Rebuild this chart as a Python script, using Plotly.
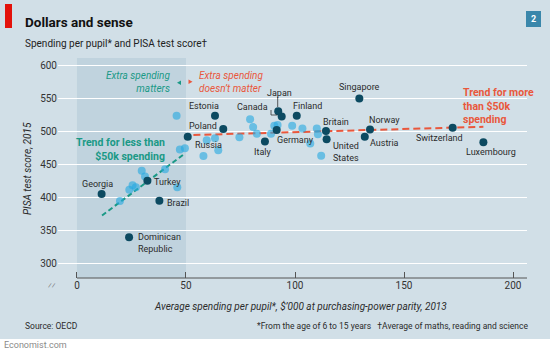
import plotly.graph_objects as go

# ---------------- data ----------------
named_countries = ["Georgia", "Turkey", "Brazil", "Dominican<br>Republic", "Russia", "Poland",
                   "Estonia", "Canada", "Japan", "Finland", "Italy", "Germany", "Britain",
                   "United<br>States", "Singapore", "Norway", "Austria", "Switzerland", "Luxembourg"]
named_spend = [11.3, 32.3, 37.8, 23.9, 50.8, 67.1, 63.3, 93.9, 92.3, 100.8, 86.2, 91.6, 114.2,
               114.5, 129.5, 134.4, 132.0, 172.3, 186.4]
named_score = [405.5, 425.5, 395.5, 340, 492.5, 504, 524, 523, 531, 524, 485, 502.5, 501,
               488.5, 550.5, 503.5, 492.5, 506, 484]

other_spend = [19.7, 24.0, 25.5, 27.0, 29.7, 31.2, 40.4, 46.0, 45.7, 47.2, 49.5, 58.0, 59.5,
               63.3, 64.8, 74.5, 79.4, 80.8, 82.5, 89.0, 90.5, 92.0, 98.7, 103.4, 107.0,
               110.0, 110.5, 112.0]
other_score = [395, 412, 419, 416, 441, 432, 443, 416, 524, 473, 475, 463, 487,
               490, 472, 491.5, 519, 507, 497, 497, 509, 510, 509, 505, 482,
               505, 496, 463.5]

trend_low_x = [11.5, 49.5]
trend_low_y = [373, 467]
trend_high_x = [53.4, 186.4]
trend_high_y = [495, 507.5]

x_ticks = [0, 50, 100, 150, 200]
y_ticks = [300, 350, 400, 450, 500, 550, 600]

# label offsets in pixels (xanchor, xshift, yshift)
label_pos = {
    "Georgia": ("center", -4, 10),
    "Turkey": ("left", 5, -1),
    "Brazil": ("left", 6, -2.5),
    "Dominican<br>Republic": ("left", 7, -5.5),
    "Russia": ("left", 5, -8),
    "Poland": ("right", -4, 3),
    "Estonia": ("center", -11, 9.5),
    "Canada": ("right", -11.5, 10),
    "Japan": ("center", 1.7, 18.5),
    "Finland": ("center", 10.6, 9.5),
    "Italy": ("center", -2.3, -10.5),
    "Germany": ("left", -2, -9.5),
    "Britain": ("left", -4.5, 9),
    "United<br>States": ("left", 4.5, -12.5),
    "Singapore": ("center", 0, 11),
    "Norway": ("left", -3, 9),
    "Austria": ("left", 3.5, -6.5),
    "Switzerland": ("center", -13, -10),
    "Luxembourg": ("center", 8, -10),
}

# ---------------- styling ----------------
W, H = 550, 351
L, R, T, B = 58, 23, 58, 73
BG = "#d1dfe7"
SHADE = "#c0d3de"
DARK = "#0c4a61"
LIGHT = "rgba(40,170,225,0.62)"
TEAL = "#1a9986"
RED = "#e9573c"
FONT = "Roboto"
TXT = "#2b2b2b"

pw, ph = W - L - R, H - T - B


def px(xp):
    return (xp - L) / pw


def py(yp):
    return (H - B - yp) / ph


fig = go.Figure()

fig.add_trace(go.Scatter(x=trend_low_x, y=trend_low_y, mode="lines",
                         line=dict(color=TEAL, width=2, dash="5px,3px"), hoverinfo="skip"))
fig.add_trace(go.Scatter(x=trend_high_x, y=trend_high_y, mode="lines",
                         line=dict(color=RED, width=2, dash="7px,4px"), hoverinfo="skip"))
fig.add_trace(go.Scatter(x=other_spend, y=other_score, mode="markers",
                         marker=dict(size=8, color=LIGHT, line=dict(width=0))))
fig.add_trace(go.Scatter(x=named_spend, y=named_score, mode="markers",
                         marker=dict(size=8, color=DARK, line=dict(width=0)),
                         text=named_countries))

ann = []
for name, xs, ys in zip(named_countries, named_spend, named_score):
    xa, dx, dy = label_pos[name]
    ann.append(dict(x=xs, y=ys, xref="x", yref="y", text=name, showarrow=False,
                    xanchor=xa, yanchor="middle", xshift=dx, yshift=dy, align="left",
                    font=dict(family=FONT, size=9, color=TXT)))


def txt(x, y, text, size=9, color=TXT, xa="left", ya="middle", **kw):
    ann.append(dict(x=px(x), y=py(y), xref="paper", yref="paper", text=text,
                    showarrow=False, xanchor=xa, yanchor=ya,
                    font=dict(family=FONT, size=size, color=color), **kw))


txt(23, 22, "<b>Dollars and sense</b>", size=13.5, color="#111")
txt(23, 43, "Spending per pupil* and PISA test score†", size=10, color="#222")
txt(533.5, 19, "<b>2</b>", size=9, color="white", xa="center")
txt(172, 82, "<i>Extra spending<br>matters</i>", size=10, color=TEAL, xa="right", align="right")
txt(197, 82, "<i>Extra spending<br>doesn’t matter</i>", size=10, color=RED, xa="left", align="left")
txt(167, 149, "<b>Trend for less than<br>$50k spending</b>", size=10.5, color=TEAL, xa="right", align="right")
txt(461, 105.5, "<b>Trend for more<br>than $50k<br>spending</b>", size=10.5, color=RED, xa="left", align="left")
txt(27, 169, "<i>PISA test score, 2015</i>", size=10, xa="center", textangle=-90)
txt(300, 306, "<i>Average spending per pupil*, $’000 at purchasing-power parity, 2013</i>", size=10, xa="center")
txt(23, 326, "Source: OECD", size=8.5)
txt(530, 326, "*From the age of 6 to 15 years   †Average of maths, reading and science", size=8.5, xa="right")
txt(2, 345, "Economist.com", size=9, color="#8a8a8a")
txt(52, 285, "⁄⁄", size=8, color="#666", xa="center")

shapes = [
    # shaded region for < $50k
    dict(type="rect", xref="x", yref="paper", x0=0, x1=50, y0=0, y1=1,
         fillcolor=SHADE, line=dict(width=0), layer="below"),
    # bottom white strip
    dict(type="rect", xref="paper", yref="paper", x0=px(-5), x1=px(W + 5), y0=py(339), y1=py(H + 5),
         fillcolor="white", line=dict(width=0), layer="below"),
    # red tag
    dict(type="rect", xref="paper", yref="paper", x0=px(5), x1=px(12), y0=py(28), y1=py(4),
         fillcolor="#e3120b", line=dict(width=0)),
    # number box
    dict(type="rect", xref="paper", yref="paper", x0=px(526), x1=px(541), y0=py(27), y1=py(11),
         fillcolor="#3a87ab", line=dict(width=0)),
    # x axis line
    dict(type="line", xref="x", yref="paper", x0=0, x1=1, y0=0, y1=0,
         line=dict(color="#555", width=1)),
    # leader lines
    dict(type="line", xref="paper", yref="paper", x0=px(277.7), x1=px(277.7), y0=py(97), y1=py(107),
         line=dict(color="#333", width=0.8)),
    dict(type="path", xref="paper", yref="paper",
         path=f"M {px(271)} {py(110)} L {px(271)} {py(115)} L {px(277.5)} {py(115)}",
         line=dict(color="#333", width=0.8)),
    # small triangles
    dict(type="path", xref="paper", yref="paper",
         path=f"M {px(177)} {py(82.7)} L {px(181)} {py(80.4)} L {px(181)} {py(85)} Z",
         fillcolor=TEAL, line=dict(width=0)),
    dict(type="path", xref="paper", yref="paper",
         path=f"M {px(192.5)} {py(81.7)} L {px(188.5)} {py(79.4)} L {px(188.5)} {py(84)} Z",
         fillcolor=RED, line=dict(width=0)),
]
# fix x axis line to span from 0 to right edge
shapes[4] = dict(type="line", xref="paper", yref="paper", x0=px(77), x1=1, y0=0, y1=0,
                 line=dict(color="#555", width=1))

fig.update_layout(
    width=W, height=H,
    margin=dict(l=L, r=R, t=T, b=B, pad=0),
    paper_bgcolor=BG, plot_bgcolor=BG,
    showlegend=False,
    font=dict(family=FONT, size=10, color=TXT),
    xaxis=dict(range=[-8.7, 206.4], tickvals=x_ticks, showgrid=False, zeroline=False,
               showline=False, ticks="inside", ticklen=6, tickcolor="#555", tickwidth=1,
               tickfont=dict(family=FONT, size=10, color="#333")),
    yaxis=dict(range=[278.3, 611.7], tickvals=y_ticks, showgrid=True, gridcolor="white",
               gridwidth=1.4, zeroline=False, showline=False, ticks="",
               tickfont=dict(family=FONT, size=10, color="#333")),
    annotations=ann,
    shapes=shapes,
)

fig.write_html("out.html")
□ □ □ □ □ □ □
_Given exercise_
Omitting all pictures, restate exactly the lines of the material from its start through the line that contains "import plotly.graph_objects as go".

_Output of the exercise_
Rebuild this chart as a Python script, using Plotly.
import plotly.graph_objects as go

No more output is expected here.